▸ WHAT NEEDS TO BE DONE: Give back the full listing verbatim, apart from its images.

▸ SUPPLIED INFORMATION:
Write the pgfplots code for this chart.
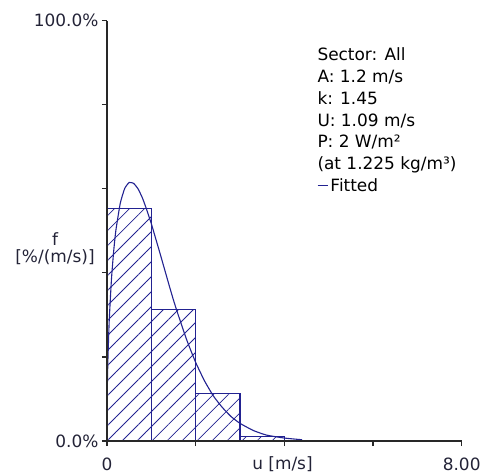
\documentclass[border=0pt]{standalone}
\usepackage{fontspec}
\setmainfont{DejaVu Sans}
\usepackage{pgfplots}
\pgfplotsset{compat=1.18}
\usetikzlibrary{patterns.meta}
\definecolor{navy}{RGB}{34,34,145}
\definecolor{axisgray}{RGB}{40,40,40}
\definecolor{labelgray}{RGB}{35,35,55}
\begin{document}
\begin{tikzpicture}[font=\fontsize{17}{21.7}\selectfont]
\useasboundingbox (-107bp,-32bp) rectangle (374bp,441bp);
\begin{axis}[
  at={(0,0)}, anchor=south west,
  scale only axis, width=354.7bp, height=420.3bp,
  xmin=0, xmax=8, ymin=0, ymax=100,
  axis lines*=left,
  axis line style={axisgray, line width=1.2bp},
  tick style={axisgray, line width=1.2bp},
  tick align=outside,
  major tick length=5bp,
  xtick={0,2,4,6,8},
  xticklabels={0,,,,8.00},
  ytick={0,20,40,60,80,100},
  yticklabels={0.0\%,,,,,100.0\%},
  xticklabel style={text=labelgray, anchor=base, yshift=-24bp, inner sep=0pt, text depth=0pt},
  yticklabel style={text=labelgray},
  clip=false,
  axis on top,
]
\addplot[ybar interval, draw=navy, line width=1.3bp,
  pattern={Lines[angle=45,distance=10.6bp,line width=0.8bp]}, pattern color=navy]
  coordinates {(0,55.3) (1,31.3) (2,11.3) (3,1.0) (4,0)};
\addplot[navy, line width=1.1bp, smooth, tension=0.3] coordinates {
  (0.005,10.3) (0.01,14.0) (0.02,19.1) (0.05,28.6) (0.1,38.4) (0.15,45.1)
  (0.2,50.1) (0.3,56.6) (0.4,60.1) (0.5,61.5) (0.6,61.3) (0.7,60.0)
  (0.8,57.8) (0.9,54.9) (1.0,51.7) (1.1,48.1) (1.2,44.5) (1.3,40.8)
  (1.4,37.1) (1.5,33.5) (1.6,30.2) (1.8,24.0) (2.0,18.7) (2.2,14.3)
  (2.4,10.7) (2.6,8.0) (2.8,5.8) (3.0,4.2) (3.3,2.5) (3.6,1.4)
  (4.0,0.7) (4.4,0.3)
};
\end{axis}
\node[anchor=base, text=labelgray, text depth=0pt] at (175.5bp,-28bp) {u [m/s]};
\node[anchor=base, text=labelgray] at (-52bp,195bp) {f};
\node[anchor=base, text=labelgray] at (-52bp,178bp) {[\%/(m/s)]};
\begin{scope}[every node/.style={anchor=base west, inner sep=0pt, text=black}]
\node at (210.3bp,380bp) {Sector: All};
\node at (210.3bp,358.3bp) {A: 1.2 m/s};
\node at (210.3bp,336.6bp) {k: 1.45};
\node at (210.3bp,314.9bp) {U: 1.09 m/s};
\node at (210.3bp,293.2bp) {P: 2 W/m²};
\node at (210.3bp,271.5bp) {(at 1.225 kg/m³)};
\node at (210.3bp,249.8bp) {{\color{navy}\rule[0.3em]{0.6em}{1bp}}\,Fitted};
\end{scope}
\end{tikzpicture}
\end{document}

▸ SOLUTION BELOW:
Write the pgfplots code for this chart.
\documentclass[border=0pt]{standalone}
\usepackage{fontspec}
\setmainfont{DejaVu Sans}
\usepackage{pgfplots}
\pgfplotsset{compat=1.18}
\usetikzlibrary{patterns.meta}
\definecolor{navy}{RGB}{34,34,145}
\definecolor{axisgray}{RGB}{40,40,40}
\definecolor{labelgray}{RGB}{35,35,55}
\begin{document}
\begin{tikzpicture}[font=\fontsize{17}{21.7}\selectfont]
\useasboundingbox (-107bp,-32bp) rectangle (374bp,441bp);
\begin{axis}[
  at={(0,0)}, anchor=south west,
  scale only axis, width=354.7bp, height=420.3bp,
  xmin=0, xmax=8, ymin=0, ymax=100,
  axis lines*=left,
  axis line style={axisgray, line width=1.2bp},
  tick style={axisgray, line width=1.2bp},
  tick align=outside,
  major tick length=5bp,
  xtick={0,2,4,6,8},
  xticklabels={0,,,,8.00},
  ytick={0,20,40,60,80,100},
  yticklabels={0.0\%,,,,,100.0\%},
  xticklabel style={text=labelgray, anchor=base, yshift=-24bp, inner sep=0pt, text depth=0pt},
  yticklabel style={text=labelgray},
  clip=false,
  axis on top,
]
\addplot[ybar interval, draw=navy, line width=1.3bp,
  pattern={Lines[angle=45,distance=10.6bp,line width=0.8bp]}, pattern color=navy]
  coordinates {(0,55.3) (1,31.3) (2,11.3) (3,1.0) (4,0)};
\addplot[navy, line width=1.1bp, smooth, tension=0.3] coordinates {
  (0.005,10.3) (0.01,14.0) (0.02,19.1) (0.05,28.6) (0.1,38.4) (0.15,45.1)
  (0.2,50.1) (0.3,56.6) (0.4,60.1) (0.5,61.5) (0.6,61.3) (0.7,60.0)
  (0.8,57.8) (0.9,54.9) (1.0,51.7) (1.1,48.1) (1.2,44.5) (1.3,40.8)
  (1.4,37.1) (1.5,33.5) (1.6,30.2) (1.8,24.0) (2.0,18.7) (2.2,14.3)
  (2.4,10.7) (2.6,8.0) (2.8,5.8) (3.0,4.2) (3.3,2.5) (3.6,1.4)
  (4.0,0.7) (4.4,0.3)
};
\end{axis}
\node[anchor=base, text=labelgray, text depth=0pt] at (175.5bp,-28bp) {u [m/s]};
\node[anchor=base, text=labelgray] at (-52bp,195bp) {f};
\node[anchor=base, text=labelgray] at (-52bp,178bp) {[\%/(m/s)]};
\begin{scope}[every node/.style={anchor=base west, inner sep=0pt, text=black}]
\node at (210.3bp,380bp) {Sector: All};
\node at (210.3bp,358.3bp) {A: 1.2 m/s};
\node at (210.3bp,336.6bp) {k: 1.45};
\node at (210.3bp,314.9bp) {U: 1.09 m/s};
\node at (210.3bp,293.2bp) {P: 2 W/m²};
\node at (210.3bp,271.5bp) {(at 1.225 kg/m³)};
\node at (210.3bp,249.8bp) {{\color{navy}\rule[0.3em]{0.6em}{1bp}}\,Fitted};
\end{scope}
\end{tikzpicture}
\end{document}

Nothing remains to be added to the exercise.